Consequently, directors should seek formal consent from the company to their involvement in the MBO. That consent should be sufficiently broad to cover the actions reasonably required to prepare for and implement the transaction. Until such approval is obtained, any work relating to the MBO should, so far as possible, be undertaken outside working hours and away from the company’s premises. Restrictive covenants should also be reviewed to assess any further constraints.
Employees
Employees involved in the management team, but not on the board, will also be constrained by duties of confidentiality and, usually, obligations to devote their working time and loyalty to the company’s business. Restrictive covenants and the implied duty of good faith may further limit the steps they can properly take to advance the transaction while still employed. These constraints apply notwithstanding that they may be prospective participants in the buy‑out, and must be carefully managed to avoid breaches.

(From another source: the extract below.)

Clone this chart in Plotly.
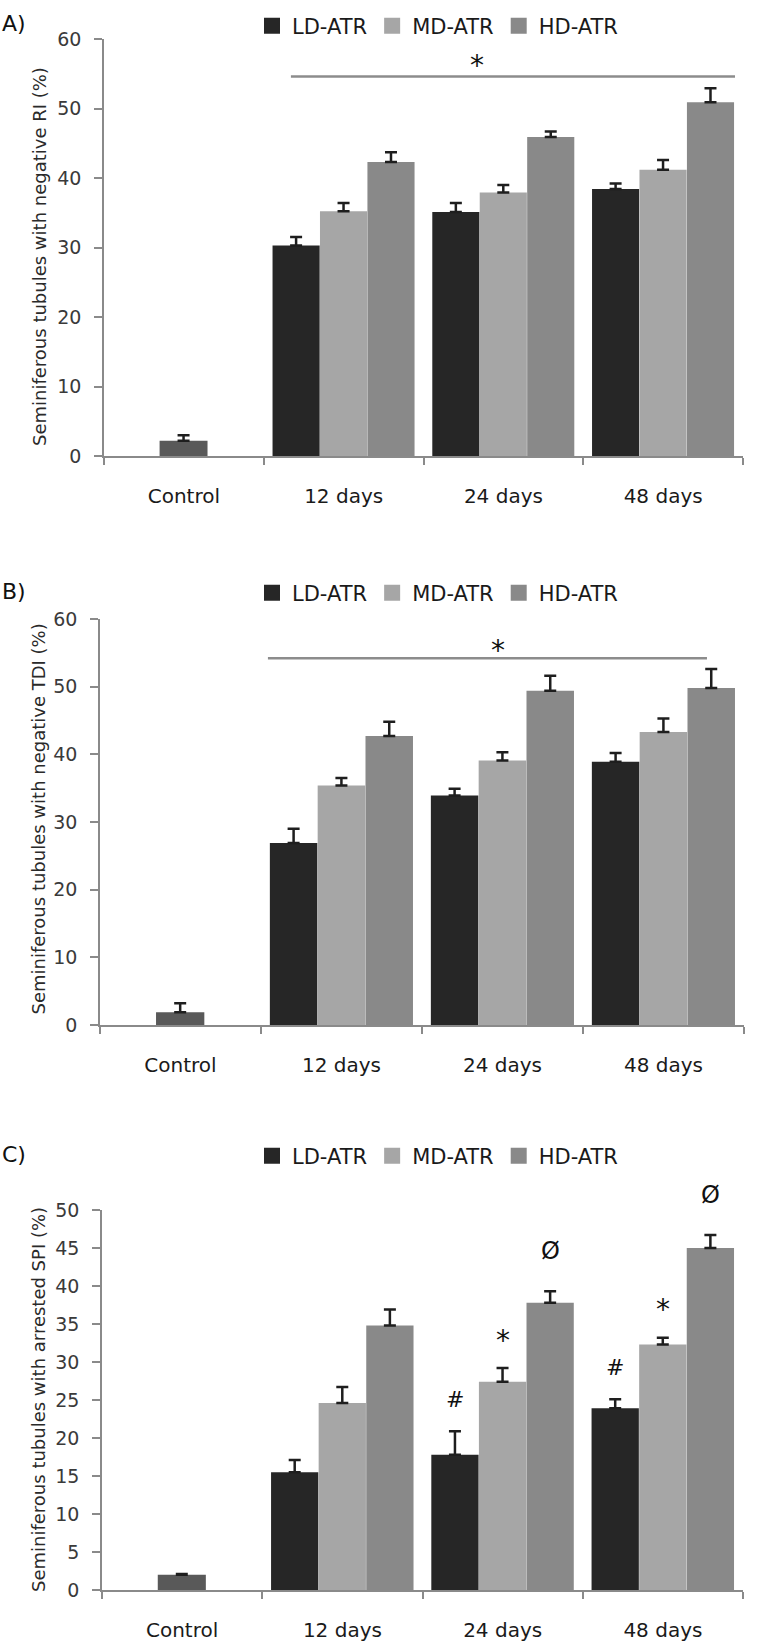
import plotly.graph_objects as go

# ---------------- data ----------------
categories = ["Control", "12 days", "24 days", "48 days"]
treat_cats = ["12 days", "24 days", "48 days"]
series_names = ["LD-ATR", "MD-ATR", "HD-ATR"]

# Panel A: negative RI (%)
a_control = [2.2]
a_control_err = [0.8]
a_ld = [30.3, 35.1, 38.4]
a_ld_err = [1.2, 1.3, 0.8]
a_md = [35.2, 37.9, 41.2]
a_md_err = [1.2, 1.1, 1.4]
a_hd = [42.3, 45.9, 50.9]
a_hd_err = [1.4, 0.8, 2.0]

# Panel B: negative TDI (%)
b_control = [1.9]
b_control_err = [1.3]
b_ld = [26.9, 33.9, 38.9]
b_ld_err = [2.1, 1.0, 1.3]
b_md = [35.4, 39.1, 43.3]
b_md_err = [1.1, 1.2, 2.0]
b_hd = [42.7, 49.4, 49.8]
b_hd_err = [2.1, 2.2, 2.8]

# Panel C: arrested SPI (%)
c_control = [2.0]
c_control_err = [0.1]
c_ld = [15.5, 17.8, 23.9]
c_ld_err = [1.6, 3.1, 1.2]
c_md = [24.6, 27.4, 32.3]
c_md_err = [2.1, 1.8, 0.9]
c_hd = [34.8, 37.8, 45.0]
c_hd_err = [2.1, 1.5, 1.7]

# significance marks in panel C: (category, series index, symbol)
c_marks = [("24 days", 0, "#"), ("24 days", 1, "*"), ("24 days", 2, "Ø"),
           ("48 days", 0, "#"), ("48 days", 1, "*"), ("48 days", 2, "Ø")]

y_titles = ["Seminiferous tubules with negative RI (%)",
            "Seminiferous tubules with negative TDI (%)",
            "Seminiferous tubules with arrested SPI (%)"]
panel_letters = ["A)", "B)", "C)"]

# ---------------- style ----------------
W, H = 758, 1651
FONT = "DejaVu Sans"
colors = ["#262626", "#a6a6a6", "#898989"]
control_color = "#595959"
axis_color = "#8a8a8a"
err_color = "#1e1e1e"
bar_w = 0.295
offsets = [-0.445, -0.148, 0.149]

def px_x(p):
    return p / W

def px_y(p):
    return 1 - p / H

panels = [
    dict(ctrl=a_control, ctrl_err=a_control_err, vals=[a_ld, a_md, a_hd],
         errs=[a_ld_err, a_md_err, a_hd_err], ymax=60, dtick=10,
         xdom=(104, 743), ydom=(456, 39), legend_y=26, title_x=39, title_y=257),
    dict(ctrl=b_control, ctrl_err=b_control_err, vals=[b_ld, b_md, b_hd],
         errs=[b_ld_err, b_md_err, b_hd_err], ymax=60, dtick=10,
         xdom=(100, 744), ydom=(1025, 619), legend_y=593, title_x=37.5, title_y=819),
    dict(ctrl=c_control, ctrl_err=c_control_err, vals=[c_ld, c_md, c_hd],
         errs=[c_ld_err, c_md_err, c_hd_err], ymax=50, dtick=5,
         xdom=(102, 743), ydom=(1590, 1210), legend_y=1156, title_x=38, title_y=1400),
]

fig = go.Figure()
annotations = []
shapes = []
layout_axes = {}

for i, p in enumerate(panels):
    n = "" if i == 0 else str(i + 1)
    xa, ya = "x" + n, "y" + n
    leg = "legend" + n
    # control bar
    fig.add_trace(go.Bar(
        x=["Control"], y=p["ctrl"], xaxis=xa, yaxis=ya,
        width=0.3, offset=-0.152, marker=dict(color=control_color, line=dict(width=0)),
        error_y=dict(type="data", array=p["ctrl_err"], arrayminus=[0] * len(p["ctrl"]),
                     symmetric=False, color=err_color, thickness=2.5, width=6),
        showlegend=False, hoverinfo="skip"))
    for s in range(3):
        fig.add_trace(go.Bar(
            x=treat_cats, y=p["vals"][s], xaxis=xa, yaxis=ya, name=series_names[s],
            width=bar_w, offset=offsets[s],
            marker=dict(color=colors[s], line=dict(width=0)),
            error_y=dict(type="data", array=p["errs"][s], arrayminus=[0] * 3,
                         symmetric=False, color=err_color, thickness=2.5, width=6),
            showlegend=False))
    # legend proxies
    for s in range(3):
        fig.add_trace(go.Scatter(
            x=[None], y=[None], xaxis=xa, yaxis=ya, mode="markers", name=series_names[s],
            marker=dict(symbol="square", size=16, color=colors[s]),
            legend=leg, showlegend=True))

    layout_axes["xaxis" + n] = dict(
        domain=[px_x(p["xdom"][0]), px_x(p["xdom"][1])], anchor=ya,
        type="category", categoryorder="array", categoryarray=categories,
        range=[-0.5, 3.5], showline=True, linecolor=axis_color, linewidth=1.5,
        ticks="outside", tickson="boundaries", ticklen=7, tickcolor=axis_color, tickwidth=1.5,
        showgrid=False, zeroline=False, ticklabelstandoff=21, automargin=False,
        tickfont=dict(family=FONT, size=20, color="#1a1a1a"), fixedrange=True)
    layout_axes["yaxis" + n] = dict(
        domain=[px_y(p["ydom"][0]), px_y(p["ydom"][1])], anchor=xa,
        range=[0, p["ymax"]], dtick=p["dtick"], tick0=0,
        showline=True, linecolor=axis_color, linewidth=1.5,
        ticks="outside", ticklen=8, tickcolor=axis_color, tickwidth=1.5,
        showgrid=False, zeroline=False, ticklabelstandoff=9, automargin=False,
        tickfont=dict(family=FONT, size=19, color="#3a3a3a"), fixedrange=True)
    layout_axes[leg] = dict(
        orientation="h", x=px_x(252), xanchor="left", y=px_y(p["legend_y"]), yanchor="middle",
        font=dict(family=FONT, size=21, color="#1a1a1a"), bgcolor="rgba(0,0,0,0)",
        itemclick=False, itemdoubleclick=False)

    # y title
    annotations.append(dict(
        text=y_titles[i], xref="paper", yref="paper", x=px_x(p["title_x"]), y=px_y(p["title_y"]),
        xanchor="center", yanchor="middle", textangle=-90, showarrow=False,
        font=dict(family=FONT, size=18, color="#2a2a2a")))
    # panel letter
    annotations.append(dict(
        text=panel_letters[i], xref="paper", yref="paper", x=0, y=px_y(p["legend_y"] - 2),
        xanchor="left", yanchor="middle", showarrow=False,
        font=dict(family=FONT, size=22, color="#111111")))

# significance bars for panels A and B
sig_specs = [("x", "y", 0.67, 3.45, 54.6, 1.835, 57.0),
             ("x2", "y2", 0.543, 3.27, 54.2, 1.97, 56.2)]
for xa, ya, x0, x1, yl, xs, ys in sig_specs:
    shapes.append(dict(type="line", xref=xa, yref=ya, x0=x0, x1=x1, y0=yl, y1=yl,
                       line=dict(color="#8c8c8c", width=2.5)))
    annotations.append(dict(text="*", xref=xa, yref=ya, x=xs, y=ys, yshift=-6, showarrow=False,
                            xanchor="center", yanchor="middle",
                            font=dict(family=FONT, size=28, color="#111111")))

# marks in panel C
c_vals = [c_ld, c_md, c_hd]
c_errs = [c_ld_err, c_md_err, c_hd_err]
mark_shift = {"#": 32, "*": 28, "Ø": 40}
mark_size = {"#": 22, "*": 28, "Ø": 24}
for cat, s, sym in c_marks:
    j = treat_cats.index(cat)
    xc = categories.index(cat) + offsets[s] + bar_w / 2
    top = c_vals[s][j] + c_errs[s][j]
    annotations.append(dict(text=sym, xref="x3", yref="y3", x=xc, y=top, yshift=mark_shift[sym],
                            showarrow=False, xanchor="center", yanchor="middle",
                            font=dict(family=FONT, size=mark_size[sym], color="#111111")))

fig.update_layout(
    width=W, height=H, margin=dict(l=0, r=0, t=0, b=0, autoexpand=False),
    paper_bgcolor="white", plot_bgcolor="white",
    barmode="overlay", showlegend=True, hovermode=False,
    annotations=annotations, shapes=shapes,
    **layout_axes)

fig.write_html("out.html", config={"displayModeBar": False},
               post_script="document.body.style.margin='0px';")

Consequences of getting it wrong
If a director breaches their duties, a company may bring legal action against them. This could take the form of a claim for damages, an injunction restraining the use of confidential information, dismissal, or disqualification proceedings. Additionally, where prior shareholder approvals were not obtained, the transaction itself may be set aside even after the event. Shareholders may also bring claims, including for unfair prejudice, and reputational damage can be significant.
Final thoughts
MBOs can deliver continuity, preserve culture, and create value for both sellers and management. However, they also prompt key issues regarding conflicts of interest and corporate governance. Directors must therefore approach an MBO with transparency and careful planning. With appropriate professional advice, robust governance, and clear documentation, an MBO can be executed in a way that protects directors and limits post-completion risk, while maximising the prospects of a successful transition.